Let \(\pi _{ijkg} = P(Y_{i} = j \vert X,k,g)\) be the probability of student i to choose category j given the set of observable characteristics X, the high school/curriculum k, and the chosen field of study g. As explained in Sect. 3.2, students’ university choices are classified into three categories depending on: the distance traveled by the student \(d_i\), the minimum distance between students’ town of residence and the nearest university \(d_{i,univ}\), and the minimum distance needed to reach the nearest university which provides a program in the chosen field of study \(d_{i,field}\).

As said above, to classify universities as local or non-local with respect to each student’s local area, a random amount of time \(\delta _m\) has been added to these distances. In particular, j can take three values:

  • \(Y_{i}=0\), i chooses a free non-local university, i.e. \(d_i > d_{i,field}+\delta _m\)

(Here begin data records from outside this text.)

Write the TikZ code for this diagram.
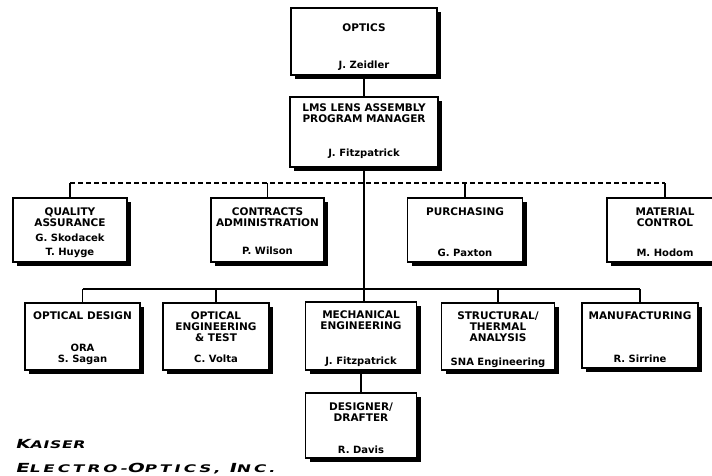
\documentclass[tikz,border=0pt]{standalone}
\usepackage{fontspec}
\setmainfont{DejaVu Sans}
\newfontfamily\kaiserfont[FakeStretch=1.5,FakeSlant=0.25,LetterSpace=6]{DejaVu Sans Bold}
\newfontfamily\kaiserwide[FakeStretch=1.6,FakeSlant=0.25,LetterSpace=28]{DejaVu Sans Bold}
\usetikzlibrary{positioning,shadows}
\newcommand\kbig[1]{{\fontsize{12.5}{14}\selectfont #1}}
\newcommand\ksmall[1]{{\fontsize{10.5}{12}\selectfont #1}}

\begin{document}
\begin{tikzpicture}[x=1pt,y=-1pt,
  unit/.style={draw, line width=1.1pt, fill=white, inner sep=0pt,
    drop shadow={shadow xshift=4pt, shadow yshift=-4pt, opacity=1, fill=black}},
  title/.style={inner sep=0pt, align=center, font=\fontsize{10.5}{11}\selectfont\bfseries},
  person/.style={inner sep=0pt, align=center, text depth=2pt, font=\fontsize{10}{11}\selectfont\bfseries},
  link/.style={line width=1.1pt},
  logo/.style={inner sep=0pt, anchor=base west}]
  \useasboundingbox (0,0) rectangle (712,475);

  \node[unit, minimum width=146pt, minimum height=67pt] (optics) at (364,41.5) {};
  \node[title, below=16pt of optics.north] (optics-t) {OPTICS};
  \node[person, above=4.5pt of optics.south] (optics-n) {J. Zeidler};

  \node[unit, minimum width=148pt, minimum height=70pt] (lms) at (364,132) {};
  \node[title, below=7pt of lms.north] (lms-t) {LMS LENS ASSEMBLY\\PROGRAM MANAGER};
  \node[person, above=8.5pt of lms.south] (lms-n) {J. Fitzpatrick};

  \node[unit, minimum width=114pt, minimum height=64pt] (qa) at (70,230) {};
  \node[title, below=10pt of qa.north] (qa-t) {QUALITY\\ASSURANCE};
  \node[person, above=4.5pt of qa.south] (qa-n) {G. Skodacek\\[3pt]T. Huyge};

  \node[unit, minimum width=113pt, minimum height=64pt] (contracts) at (267.5,230) {};
  \node[title, below=10pt of contracts.north] (contracts-t) {CONTRACTS\\ADMINISTRATION};
  \node[person, above=6pt of contracts.south] (contracts-n) {P. Wilson};

  \node[unit, minimum width=115pt, minimum height=64pt] (purchasing) at (465,230) {};
  \node[title, below=10pt of purchasing.north] (purchasing-t) {PURCHASING};
  \node[person, above=4pt of purchasing.south] (purchasing-n) {G. Paxton};

  \node[unit, minimum width=116pt, minimum height=64pt] (matctrl) at (665,230) {};
  \node[title, below=10pt of matctrl.north] (matctrl-t) {MATERIAL\\CONTROL};
  \node[person, above=4pt of matctrl.south] (matctrl-n) {M. Hodom};

  \node[unit, minimum width=115pt, minimum height=67pt] (optdesign) at (82.5,336.5) {};
  \node[title, below=9pt of optdesign.north] (optdesign-t) {OPTICAL DESIGN};
  \node[person, above=5.5pt of optdesign.south] (optdesign-n) {ORA\\S. Sagan};

  \node[unit, minimum width=106pt, minimum height=67pt] (opteng) at (216,336.5) {};
  \node[title, below=9pt of opteng.north] (opteng-t) {OPTICAL\\ENGINEERING\\\& TEST};
  \node[person, above=5.5pt of opteng.south] (opteng-n) {C. Volta};

  \node[unit, minimum width=111pt, minimum height=68pt] (mech) at (361,336) {};
  \node[title, below=9pt of mech.north] (mech-t) {MECHANICAL\\ENGINEERING};
  \node[person, above=3.5pt of mech.south] (mech-n) {J. Fitzpatrick};

  \node[unit, minimum width=113pt, minimum height=67pt] (struct) at (498,336.5) {};
  \node[title, below=9pt of struct.north] (struct-t) {STRUCTURAL/\\THERMAL\\ANALYSIS};
  \node[person, above=3pt of struct.south] (struct-n) {SNA Engineering};

  \node[unit, minimum width=116pt, minimum height=65pt] (manuf) at (640,335.5) {};
  \node[title, below=9pt of manuf.north] (manuf-t) {MANUFACTURING};
  \node[person, above=3.5pt of manuf.south] (manuf-n) {R. Sirrine};

  \node[unit, minimum width=111pt, minimum height=65pt] (designer) at (361,425.5) {};
  \node[title, below=10pt of designer.north] (designer-t) {DESIGNER/\\DRAFTER};
  \node[person, above=2.5pt of designer.south] (designer-n) {R. Davis};

  \coordinate (staff) at (364,183);
  \coordinate (bus) at (364,289);
  \draw[link] (optics.south) -- (lms.north);
  \draw[link, dash pattern=on 5pt off 3pt] (qa.north |- staff) -- (matctrl.north |- staff);
  \foreach \n in {qa,contracts,purchasing,matctrl}
    \draw[link] (\n.north) -- (\n.north |- staff);
  \draw[link] (optdesign.north |- bus) -- (manuf.north |- bus);
  \foreach \n in {optdesign,opteng,struct,manuf}
    \draw[link] (\n.north) -- (\n.north |- bus);
  \draw[link, line width=1.6pt] (lms.south) -- (lms.south |- mech.north);
  \draw[link] (mech.south) -- (designer.north);

  \node[logo, font=\kaiserfont] (kaiser) at (15,448) {\kbig{K}\ksmall{AISER}};
  \node[logo, font=\kaiserwide] (keo) at (15,472) {\kbig{E}\ksmall{LECTRO-}\kbig{O}\ksmall{PTICS, }\kbig{I}\ksmall{NC.}};
\end{tikzpicture}
\end{document}
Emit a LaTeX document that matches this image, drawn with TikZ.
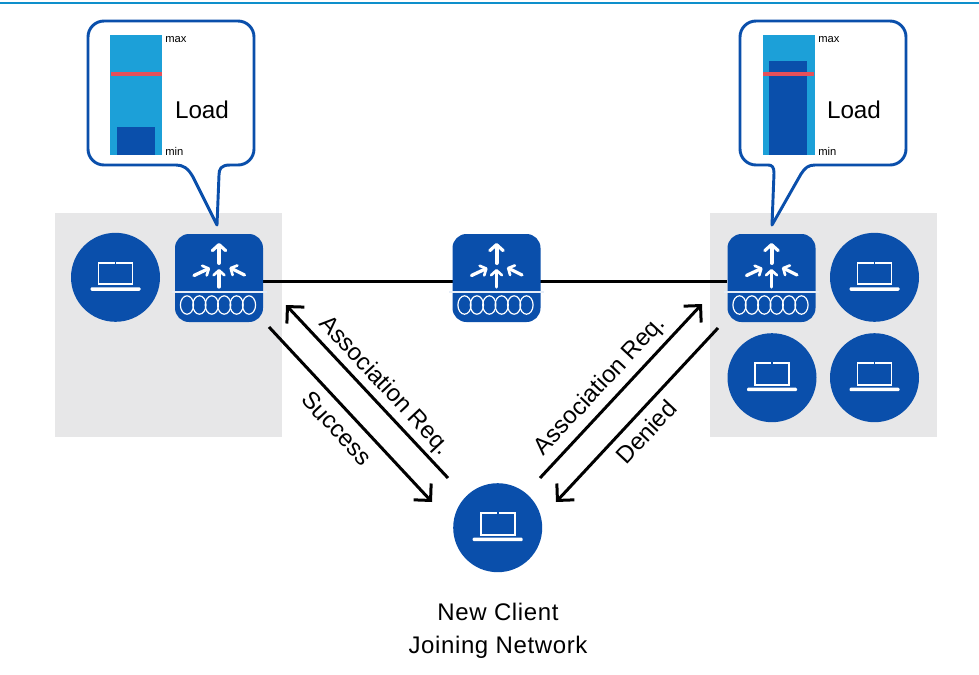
\documentclass[tikz,border=0pt]{standalone}
\usepackage{fontspec}
\setmainfont{Liberation Sans}
\newfontfamily\capfont[LetterSpace=2.6]{Liberation Sans}
\usetikzlibrary{arrows.meta}
\definecolor{ciscoblue}{HTML}{0A4FAB}
\definecolor{barblue}{HTML}{1CA0D8}
\definecolor{topblue}{HTML}{0E8FCB}
\definecolor{redline}{HTML}{E5505A}
\definecolor{graybg}{HTML}{E7E7E8}
\tikzset{
  x=0.75pt,y=-0.75pt,
  graypanel/.style={fill=graybg,draw=none},
  clientnode/.style={circle,fill=ciscoblue,draw=none,minimum size=66.75pt,inner sep=0pt},
  apnode/.style={rectangle,rounded corners=10.5pt,fill=ciscoblue,draw=none,minimum size=66pt,inner sep=0pt},
  whiteline/.style={draw=white,line width=1.4pt},
  sepline/.style={draw=white!90!ciscoblue,line width=1.3pt},
  whitearrow/.style={draw=white,line width=3pt,line cap=round,-{Straight Barb[length=4.5pt,width=10pt,line width=2.4pt,round]}},
  whitearrowsmall/.style={draw=white,line width=2.5pt,line cap=round,-{Straight Barb[length=3.6pt,width=8pt,line width=2pt,round]}},
  trunk/.style={draw=black,line width=2.25pt},
  msg/.style={draw=black,line width=2.25pt,-{Straight Barb[length=9pt,width=18pt,line width=2.25pt]}},
  bubble/.style={draw=ciscoblue,fill=white,line width=2.2pt,line join=round},
  loadtxt/.style={inner sep=0pt,font=\fontsize{18.2}{22}\selectfont},
  scaletxt/.style={inner sep=0pt,anchor=west,font=\fontsize{8.4}{10}\selectfont},
  msgtxt/.style={inner sep=0pt,font=\fontsize{18}{22}\selectfont},
  caption/.style={inner sep=0pt,align=center,font=\capfont\fontsize{18}{24.4}\selectfont},
}
\newcommand{\laptop}[3]{% name, x, y
  \node[clientnode] (#1) at (#2,#3) {};
  \begin{scope}[shift={(#2,#3)}]
    \draw[whiteline] (-17,-14.5) rectangle (17,7);
    \fill[ciscoblue] (-0.9,-16) rectangle (0.9,-13.5);
    \fill[white,rounded corners=0.8pt] (-25,10) rectangle (25,13.5);
  \end{scope}}
\newcommand{\apicon}[3]{% name, x, y
  \node[apnode] (#1) at (#2,#3) {};
  \begin{scope}[shift={(#2,#3)}]
    \draw[sepline] (-47.5,13.7) -- (47.5,13.7);
    \draw[whitearrow] (0,-15) -- (0,-35);
    \draw[whitearrowsmall] (0,9) -- (0,-9);
    \draw[whitearrowsmall] (-25,-2.5) -- (-9,-10);
    \draw[whitearrowsmall] (25.5,-3) -- (10.5,-10.5);
    \foreach \dx in {-32,-19.6,-7.2,5.2,17.6,30}
      \draw[draw=white,line width=0.9pt] (\dx,27) ellipse [x radius=6.6,y radius=9.2];
  \end{scope}}
\begin{document}
\begin{tikzpicture}
\useasboundingbox (0,0) rectangle (979,675);
\fill[white] (0,0) rectangle (979,675);
\fill[topblue] (0,1.7) rectangle (979,3.7);
% panels
\fill[graypanel] (55,213) rectangle (282,437);
\fill[graypanel] (710,213) rectangle (937,437);
% callouts
\draw[bubble] (104,21) -- (238,21) arc[start angle=-90,end angle=0,radius=16] -- (254,149)
  arc[start angle=0,end angle=90,radius=16] -- (230,165)
  .. controls (221,165) and (219,169) .. (219,175) -- (217,225) -- (193,177)
  .. controls (188,168) and (183,165) .. (176,165) -- (104,165)
  arc[start angle=90,end angle=180,radius=16] -- (88,37)
  arc[start angle=180,end angle=270,radius=16] -- cycle;
\draw[bubble] (756,21) -- (890,21) arc[start angle=-90,end angle=0,radius=16] -- (906,149)
  arc[start angle=0,end angle=90,radius=16] -- (815,165)
  .. controls (808,165) and (805,168) .. (801,174) -- (772,225) -- (774,173)
  .. controls (774,167) and (772,165) .. (768,165) -- (756,165)
  arc[start angle=90,end angle=180,radius=16] -- (740,37)
  arc[start angle=180,end angle=270,radius=16] -- cycle;
% bars
\fill[barblue] (110,35) rectangle (162,155);
\fill[ciscoblue] (117,127) rectangle (155,155);
\fill[redline] (111,72) rectangle (162,76);
\fill[barblue] (763,35) rectangle (815,155);
\fill[ciscoblue] (769,61) rectangle (807,155);
\fill[redline] (763,72) rectangle (814,76);
\node[scaletxt] (maxl) at (165,40) {max};
\node[scaletxt] (minl) at (165,151.5) {min};
\node[scaletxt] (maxr) at (818,40) {max};
\node[scaletxt] (minr) at (818,151.5) {min};
\node[loadtxt] (loadl) at (202,110) {Load};
\node[loadtxt] (loadr) at (854,110) {Load};
% trunk
\coordinate (tl) at (263,281);
\coordinate (tr) at (727,281);
\draw[trunk] (tl) -- (tr);
% devices
\laptop{c1}{115.5}{277.3}
\apicon{apl}{219}{278}
\apicon{apm}{496.5}{278}
\apicon{apr}{771.5}{278}
\laptop{c2}{874.5}{277.3}
\laptop{c3}{772}{377.7}
\laptop{c4}{874.5}{377.7}
\laptop{cn}{497.7}{527.7}
% messages
\coordinate (a1s) at (448,478);
\coordinate (a1e) at (286,305);
\coordinate (a2s) at (269,327);
\coordinate (a2e) at (432,502);
\coordinate (a3s) at (540,478);
\coordinate (a3e) at (702,304);
\coordinate (a4s) at (718,328);
\coordinate (a4e) at (556,502);
\draw[msg] (a1s) -- (a1e);
\draw[msg] (a2s) -- (a2e);
\draw[msg] (a3s) -- (a3e);
\draw[msg] (a4s) -- (a4e);
\node[msgtxt,rotate=-47] (t1) at (384.5,386) {Association Req.};
\node[msgtxt,rotate=-47] (t2) at (337,428) {Success};
\node[msgtxt,rotate=47] (t3) at (600.5,386) {Association Req.};
\node[msgtxt,rotate=47] (t4) at (646,432) {Denied};
\node[caption] (cap) at (498,631) {New Client\\Joining Network};
\end{tikzpicture}
\end{document}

  • \(Y_{i}=1\), i chooses a forced non-local university, i.e. \(d_{i,univ} < d_i \le d_{i,field}+\delta _m\)

  • \(Y_{i}=2\), i chooses a local university, i.e. \(d_i \le d_{i,univ}+\delta _m\)

This classification of students’ choices allows us to differentiate between local and non-local universities by accounting for the actual supply of universities in students’ local area and the chosen field of study. Indeed, the minimum distances are computed for each student by considering her/his town of residence. Nonetheless, we distinguish between students who move to attend a program that is not available in their local area from the ones that migrate even when the nearest university provides a program in their field of study, introducing two categories for classifying non-local choices: forced and free non-local.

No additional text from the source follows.